Copy out every line exactly, passing over the pictures.

■ ■ ■ ■

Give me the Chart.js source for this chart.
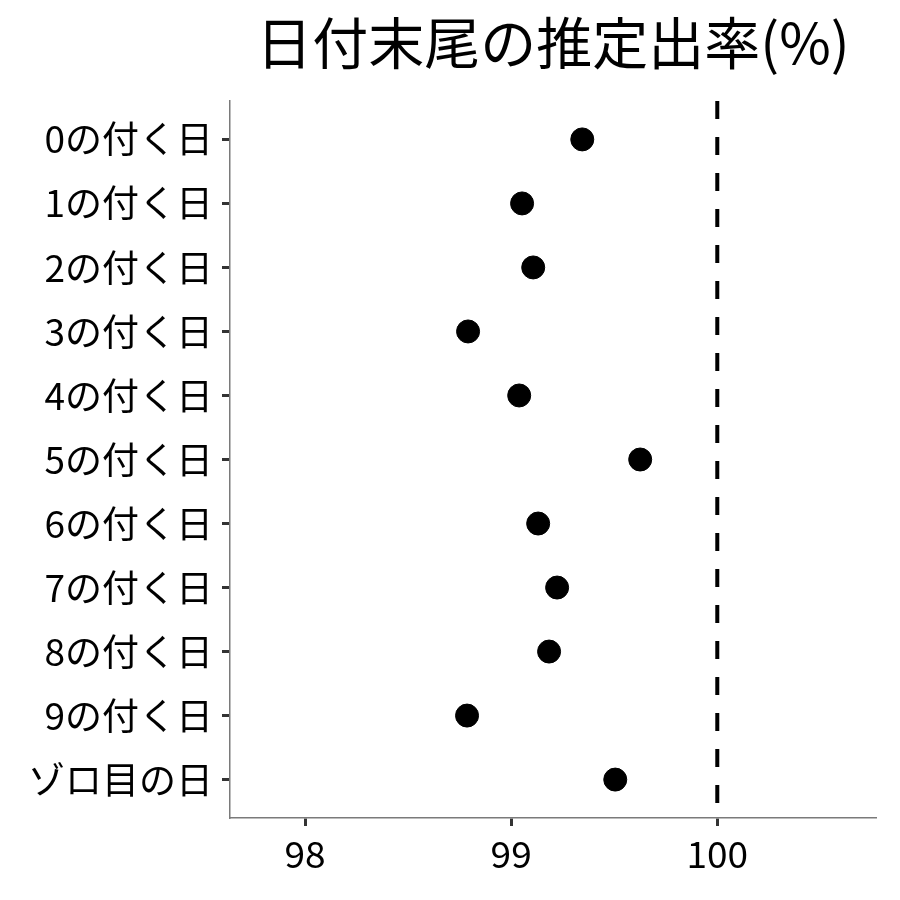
<!DOCTYPE html>
<html>
<head>
<meta charset="utf-8">
<script src="https://cdn.jsdelivr.net/npm/chart.js@4"></script>
<style>
  html, body { margin: 0; padding: 0; background: #fff; }
  #wrap { width: 900px; height: 900px; }
</style>
</head>
<body>
<div id="wrap"><canvas id="dotChart" width="900" height="900"></canvas></div>
<script>
const chartTitle = '日付末尾の推定出率(%)';
const dayLabels = ['0の付く日', '1の付く日', '2の付く日', '3の付く日', '4の付く日', '5の付く日',
                   '6の付く日', '7の付く日', '8の付く日', '9の付く日', 'ゾロ目の日'];
const payoutRates = [99.345, 99.053, 99.107, 98.791, 99.039, 99.626, 99.131, 99.223, 99.184, 98.786, 99.505];
const xTicks = [98, 99, 100];
const refLine = 100;

const fontFamily = '"Noto Sans CJK JP", "Noto Sans", sans-serif';

// title centred over the plot area, like ggplot does it
const plotTitle = {
    id: 'plotTitle',
    afterDraw(chart) {
        const { ctx, chartArea } = chart;
        ctx.save();
        ctx.font = '56px ' + fontFamily;
        ctx.fillStyle = '#000';
        ctx.textAlign = 'center';
        ctx.textBaseline = 'middle';
        ctx.fillText(chartTitle, (chartArea.left + chartArea.right) / 2, 43);
        ctx.restore();
    }
};

const ctx = document.getElementById('dotChart').getContext('2d');
new Chart(ctx, {
    type: 'scatter',
    data: {
        datasets: [
            {
                data: payoutRates.map((v, i) => ({ x: v, y: i })),
                backgroundColor: '#000',
                borderColor: '#000',
                pointRadius: 11.5,
                pointHoverRadius: 11.5
            },
            {
                type: 'line',
                data: [{ x: refLine, y: -0.6 }, { x: refLine, y: dayLabels.length - 0.4 }],
                borderColor: '#000',
                borderWidth: 4,
                borderDash: [18, 18],
                pointRadius: 0,
                fill: false
            }
        ]
    },
    options: {
        responsive: false,
        animation: false,
        layout: { padding: { top: 101, right: 24, left: 0, bottom: 0 } },
        plugins: {
            legend: { display: false },
            tooltip: { enabled: false },
            title: { display: false }
        },
        scales: {
            x: {
                type: 'linear',
                min: 97.636,
                max: 100.77,
                afterBuildTicks: scale => { scale.ticks = xTicks.map(v => ({ value: v })); },
                afterFit: scale => { scale.height = 82; },
                border: { display: true, color: '#7a7a7a', width: 1.5 },
                grid: { drawOnChartArea: false, drawTicks: true, tickLength: 8, tickColor: '#333', tickWidth: 3 },
                ticks: { color: '#000', padding: 6, font: { family: fontFamily, size: 37 } }
            },
            y: {
                type: 'linear',
                reverse: true,
                min: -0.6,
                max: dayLabels.length - 0.4,
                afterBuildTicks: scale => { scale.ticks = dayLabels.map((_, i) => ({ value: i })); },
                afterFit: scale => { scale.width = 230; },
                border: { display: true, color: '#7a7a7a', width: 1.5 },
                grid: { drawOnChartArea: false, drawTicks: true, tickLength: 8, tickColor: '#333', tickWidth: 3 },
                ticks: {
                    color: '#000',
                    padding: 9,
                    font: { family: fontFamily, size: 37 },
                    callback: value => dayLabels[value]
                }
            }
        }
    },
    plugins: [plotTitle]
});
</script>
</body>
</html>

■ ■ ■ ■

Solution to this problem
Give me the Chart.js source for this chart.
<!DOCTYPE html>
<html>
<head>
<meta charset="utf-8">
<script src="https://cdn.jsdelivr.net/npm/chart.js@4"></script>
<style>
  html, body { margin: 0; padding: 0; background: #fff; }
  #wrap { width: 900px; height: 900px; }
</style>
</head>
<body>
<div id="wrap"><canvas id="dotChart" width="900" height="900"></canvas></div>
<script>
const chartTitle = '日付末尾の推定出率(%)';
const dayLabels = ['0の付く日', '1の付く日', '2の付く日', '3の付く日', '4の付く日', '5の付く日',
                   '6の付く日', '7の付く日', '8の付く日', '9の付く日', 'ゾロ目の日'];
const payoutRates = [99.345, 99.053, 99.107, 98.791, 99.039, 99.626, 99.131, 99.223, 99.184, 98.786, 99.505];
const xTicks = [98, 99, 100];
const refLine = 100;

const fontFamily = '"Noto Sans CJK JP", "Noto Sans", sans-serif';

// title centred over the plot area, like ggplot does it
const plotTitle = {
    id: 'plotTitle',
    afterDraw(chart) {
        const { ctx, chartArea } = chart;
        ctx.save();
        ctx.font = '56px ' + fontFamily;
        ctx.fillStyle = '#000';
        ctx.textAlign = 'center';
        ctx.textBaseline = 'middle';
        ctx.fillText(chartTitle, (chartArea.left + chartArea.right) / 2, 43);
        ctx.restore();
    }
};

const ctx = document.getElementById('dotChart').getContext('2d');
new Chart(ctx, {
    type: 'scatter',
    data: {
        datasets: [
            {
                data: payoutRates.map((v, i) => ({ x: v, y: i })),
                backgroundColor: '#000',
                borderColor: '#000',
                pointRadius: 11.5,
                pointHoverRadius: 11.5
            },
            {
                type: 'line',
                data: [{ x: refLine, y: -0.6 }, { x: refLine, y: dayLabels.length - 0.4 }],
                borderColor: '#000',
                borderWidth: 4,
                borderDash: [18, 18],
                pointRadius: 0,
                fill: false
            }
        ]
    },
    options: {
        responsive: false,
        animation: false,
        layout: { padding: { top: 101, right: 24, left: 0, bottom: 0 } },
        plugins: {
            legend: { display: false },
            tooltip: { enabled: false },
            title: { display: false }
        },
        scales: {
            x: {
                type: 'linear',
                min: 97.636,
                max: 100.77,
                afterBuildTicks: scale => { scale.ticks = xTicks.map(v => ({ value: v })); },
                afterFit: scale => { scale.height = 82; },
                border: { display: true, color: '#7a7a7a', width: 1.5 },
                grid: { drawOnChartArea: false, drawTicks: true, tickLength: 8, tickColor: '#333', tickWidth: 3 },
                ticks: { color: '#000', padding: 6, font: { family: fontFamily, size: 37 } }
            },
            y: {
                type: 'linear',
                reverse: true,
                min: -0.6,
                max: dayLabels.length - 0.4,
                afterBuildTicks: scale => { scale.ticks = dayLabels.map((_, i) => ({ value: i })); },
                afterFit: scale => { scale.width = 230; },
                border: { display: true, color: '#7a7a7a', width: 1.5 },
                grid: { drawOnChartArea: false, drawTicks: true, tickLength: 8, tickColor: '#333', tickWidth: 3 },
                ticks: {
                    color: '#000',
                    padding: 9,
                    font: { family: fontFamily, size: 37 },
                    callback: value => dayLabels[value]
                }
            }
        }
    },
    plugins: [plotTitle]
});
</script>
</body>
</html>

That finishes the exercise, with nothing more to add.